Fish that learn migration from their elders are more susceptible to fishing

Many fish species repeatedly migrate from feeding areas to spawning areas, and their migration pathways could be innate or learned. Two possible models are examined for learning of these migration pathways: the Diffusion Model holds that fish head to spawning site near where they themselves hatched; while the Go With the Old Fish Model involves young fish joining schools of older fish, and learning migration pathways from the older fish. In a new paper, the implications of these two models are examined. Following older fish results in much great variability in fish numbers from one place to another, and when fish numbers decline, this strategy results in some spawning sites being abandoned while other spawning sites have much higher fish numbers. In addition, the Go With the Old Fish Model results in lower sustainable catches and a less productive fishery overall.
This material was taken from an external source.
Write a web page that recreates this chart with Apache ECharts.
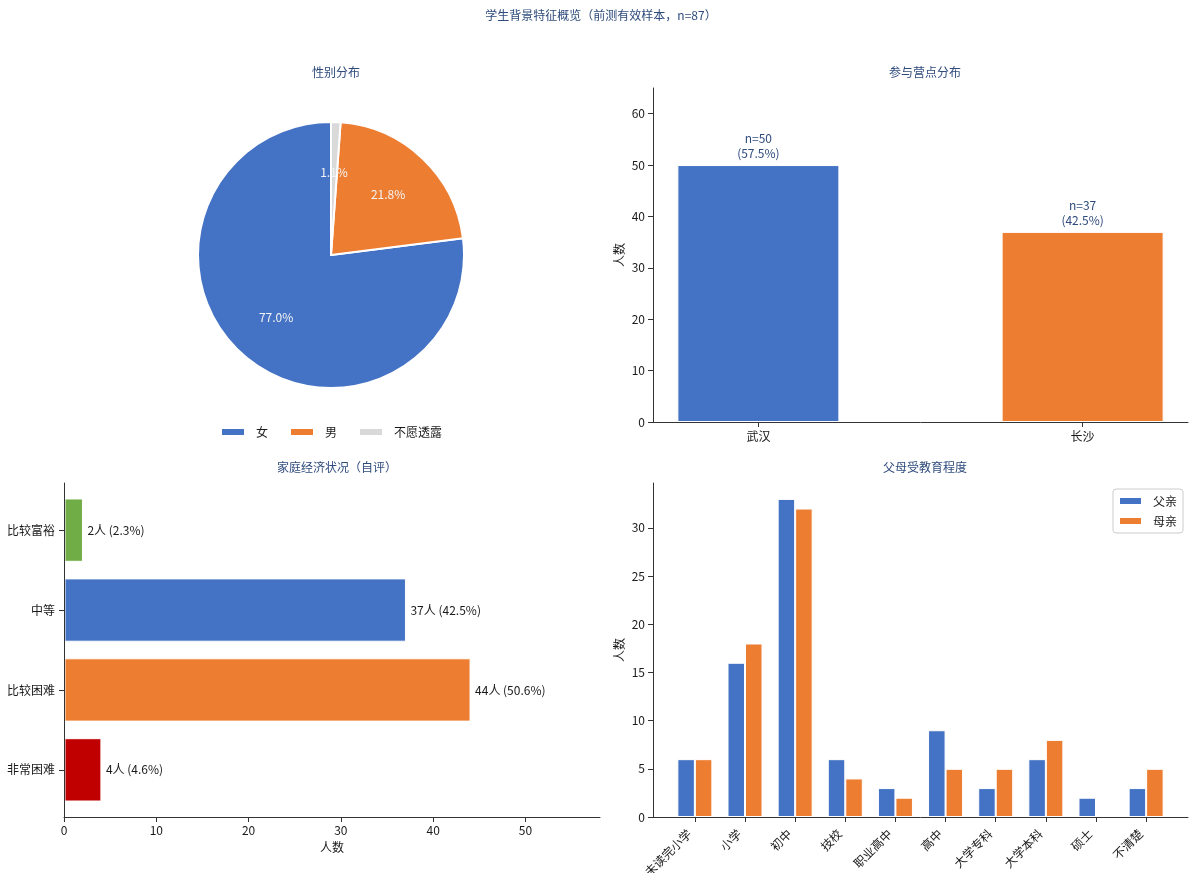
<!DOCTYPE html>
<html><head><meta charset="utf-8">
<script src="https://cdn.jsdelivr.net/npm/echarts@6/dist/echarts.min.js"></script>
<style>html,body{margin:0;padding:0;background:#fff}#c{width:1192px;height:873px}</style>
</head><body><div id="c"></div>
<script>
const TOTAL = 87;
const mainTitle = '学生背景特征概览（前测有效样本，n=87）';
const genderNames = ['女', '男', '不愿透露'];
const genderValues = [67, 19, 1];
const siteNames = ['武汉', '长沙'];
const siteValues = [50, 37];
const siteTicks = [0, 10, 20, 30, 40, 50, 60];
const econNames = ['非常困难', '比较困难', '中等', '比较富裕'];
const econValues = [4, 44, 37, 2];
const econTicks = [0, 10, 20, 30, 40, 50];
const eduNames = ['未读完小学', '小学', '初中', '技校', '职业高中', '高中', '大学专科', '大学本科', '硕士', '不清楚'];
const fatherValues = [6, 16, 33, 6, 3, 9, 3, 6, 2, 3];
const motherValues = [6, 18, 32, 4, 2, 5, 5, 8, 0, 5];
const eduTicks = [0, 5, 10, 15, 20, 25, 30];

const BLUE = '#4472C4', ORANGE = '#ED7D31', GREY = '#D9D9D9', GREEN = '#70AD47', RED = '#C00000';
const TITLE_C = '#2f4b7c', TXT = '#1a1a1a', FONT = 'Noto Sans CJK SC';
const genderColors = [BLUE, ORANGE, GREY];
const siteColors = [BLUE, ORANGE];
const econColors = [RED, ORANGE, BLUE, GREEN];
const pct = v => (v / TOTAL * 100).toFixed(1);

const axLine = { show: true, onZero: false, lineStyle: { color: '#333', width: 1 } };
const axTick = vals => ({ show: true, length: 5, lineStyle: { color: '#333' }, customValues: vals });
const axLabel = (vals, extra) => Object.assign({ color: TXT, fontSize: 12, fontFamily: FONT, customValues: vals }, extra || {});
const idx = n => n.map((_, i) => i);
const titleStyle = { color: TITLE_C, fontSize: 12, fontWeight: 'normal' };

const chart = echarts.init(document.getElementById('c'));
chart.setOption({
  animation: false,
  textStyle: { fontFamily: FONT },
  title: [
    { text: mainTitle, left: 596, top: 4, textAlign: 'center', textStyle: titleStyle },
    { text: '性别分布', left: 331, top: 61, textAlign: 'center', textStyle: titleStyle },
    { text: '参与营点分布', left: 920, top: 61, textAlign: 'center', textStyle: titleStyle },
    { text: '家庭经济状况（自评）', left: 332, top: 456, textAlign: 'center', textStyle: titleStyle },
    { text: '父母受教育程度', left: 920, top: 456, textAlign: 'center', textStyle: titleStyle }
  ],
  legend: [
    {
      data: genderNames.map((n, i) => ({ name: n, itemStyle: { color: genderColors[i] } })),
      left: 215, top: 421, icon: 'rect', itemWidth: 24, itemHeight: 8, itemGap: 21,
      textStyle: { fontSize: 12, color: TXT, padding: [0, 0, 0, 6] }
    },
    {
      data: [{ name: '父亲', itemStyle: { color: BLUE } }, { name: '母亲', itemStyle: { color: ORANGE } }],
      orient: 'vertical', right: 9, top: 489, icon: 'rect', itemWidth: 23, itemHeight: 8, itemGap: 8,
      padding: [6, 6, 6, 5], borderColor: '#ccc', borderWidth: 1, borderRadius: 3,
      textStyle: { fontSize: 12, color: TXT, padding: [0, 0, 0, 6] }
    }
  ],
  grid: [
    { left: 653, top: 88, width: 535, height: 334, outerBoundsMode: 'none', containLabel: false },
    { left: 64, top: 483, width: 536, height: 334, outerBoundsMode: 'none', containLabel: false },
    { left: 653, top: 483, width: 535, height: 334, outerBoundsMode: 'none', containLabel: false }
  ],
  xAxis: [
    {
      gridIndex: 0, type: 'value', min: -0.325, max: 1.325, z: 5,
      axisLine: axLine, axisTick: axTick(idx(siteNames)), splitLine: { show: false },
      axisLabel: axLabel(idx(siteNames), { formatter: v => siteNames[Math.round(v)] || '', margin: 8 })
    },
    {
      gridIndex: 1, type: 'value', min: 0, max: 58.08, z: 5,
      axisLine: axLine, axisTick: axTick(econTicks), splitLine: { show: false },
      axisLabel: axLabel(econTicks, { margin: 7 }),
      name: '人数', nameLocation: 'middle', nameGap: 24, nameTextStyle: { color: TXT, fontSize: 12 }
    },
    {
      gridIndex: 2, type: 'value', min: -0.835, max: 9.835, z: 5,
      axisLine: axLine, axisTick: axTick(idx(eduNames)), splitLine: { show: false },
      axisLabel: axLabel(idx(eduNames), { formatter: v => eduNames[Math.round(v)] || '', rotate: 45, margin: 9, padding: [0, 8, 0, 0] })
    }
  ],
  yAxis: [
    {
      gridIndex: 0, type: 'value', min: 0, max: 65, z: 5,
      axisLine: axLine, axisTick: axTick(siteTicks), splitLine: { show: false },
      axisLabel: axLabel(siteTicks, { margin: 8 }),
      name: '人数', nameLocation: 'middle', nameGap: 28, nameTextStyle: { color: TXT, fontSize: 12 }
    },
    {
      gridIndex: 1, type: 'value', min: -0.59, max: 3.59, z: 5,
      axisLine: axLine, axisTick: axTick(idx(econNames)), splitLine: { show: false },
      axisLabel: axLabel(idx(econNames), { formatter: v => econNames[Math.round(v)] || '', margin: 9 })
    },
    {
      gridIndex: 2, type: 'value', min: 0, max: 34.65, z: 5,
      axisLine: axLine, axisTick: axTick(eduTicks), splitLine: { show: false },
      axisLabel: axLabel(eduTicks, { margin: 8 }),
      name: '人数', nameLocation: 'middle', nameGap: 28, nameTextStyle: { color: TXT, fontSize: 12 }
    }
  ],
  series: [
    {
      type: 'pie', center: [331, 255], radius: 133, startAngle: 90, clockwise: false, silent: true,
      data: genderNames.map((n, i) => ({ name: n, value: genderValues[i], itemStyle: { color: genderColors[i] } })),
      label: { show: false }, labelLine: { show: false },
      itemStyle: { borderColor: '#fff', borderWidth: 2 }
    },
    {
      type: 'pie', center: [331, 255], radius: [0, 160], startAngle: 90, clockwise: false, silent: true,
      data: genderNames.map((n, i) => ({ name: n, value: genderValues[i], itemStyle: { color: 'rgba(0,0,0,0)' } })),
      label: { show: true, position: 'inside', formatter: p => pct(p.value) + '%', color: '#f4f4f4', fontSize: 12 },
      labelLine: { show: false }
    },
    {
      type: 'bar', xAxisIndex: 0, yAxisIndex: 0, barWidth: 162,
      data: siteValues.map((v, i) => ({ value: [i, v], itemStyle: { color: siteColors[i] } })),
      itemStyle: { borderColor: '#fff', borderWidth: 1 },
      label: {
        show: true, position: 'top', distance: 4, color: TITLE_C, fontSize: 12, lineHeight: 15, align: 'center',
        formatter: p => 'n=' + p.value[1] + '\n(' + pct(p.value[1]) + '%)'
      }
    },
    {
      type: 'custom', xAxisIndex: 1, yAxisIndex: 1,
      data: econValues.map((v, i) => [v, i]),
      renderItem: (params, api) => {
        const v = api.value(0), k = api.value(1);
        const s = api.coord([0, k]), e = api.coord([v, k]);
        const h = api.size([0, 0.78])[1];
        return {
          type: 'group', children: [
            { type: 'rect', shape: { x: s[0] + 1, y: s[1] - h / 2, width: e[0] - s[0] - 1, height: h },
              style: { fill: econColors[k], stroke: '#fff', lineWidth: 1 } },
            { type: 'text', x: e[0] + 5, y: e[1],
              style: { text: v + '人 (' + pct(v) + '%)', fill: TXT, fontSize: 12, fontFamily: FONT, verticalAlign: 'middle', align: 'left' } }
          ]
        };
      }
    },
    {
      name: '父亲', type: 'bar', xAxisIndex: 2, yAxisIndex: 2, barWidth: 17.5, barGap: '0%',
      data: fatherValues.map((v, i) => [i, v]),
      itemStyle: { color: BLUE, borderColor: '#fff', borderWidth: 1 }
    },
    {
      name: '母亲', type: 'bar', xAxisIndex: 2, yAxisIndex: 2, barWidth: 17.5, barGap: '0%',
      data: motherValues.map((v, i) => [i, v]),
      itemStyle: { color: ORANGE, borderColor: '#fff', borderWidth: 1 }
    }
  ]
});
</script>
</body></html>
Such patterns mimic observed herring population changes, highlighting the importance of research that identifies how fish learn migration pathways. The new paper by Alec MacCall of the Farallon Institute for Advanced Ecosystem Research, and his coauthors, which include SAFS postdoc Margaret Siple, SAFS director André Punt, and Tessa Francis, who is a Research Scientist at the Puget Sound Institute/UW Tacoma and Managing Director of the Ocean Modeling Forum, was published in the ICES Journal of Marine Science.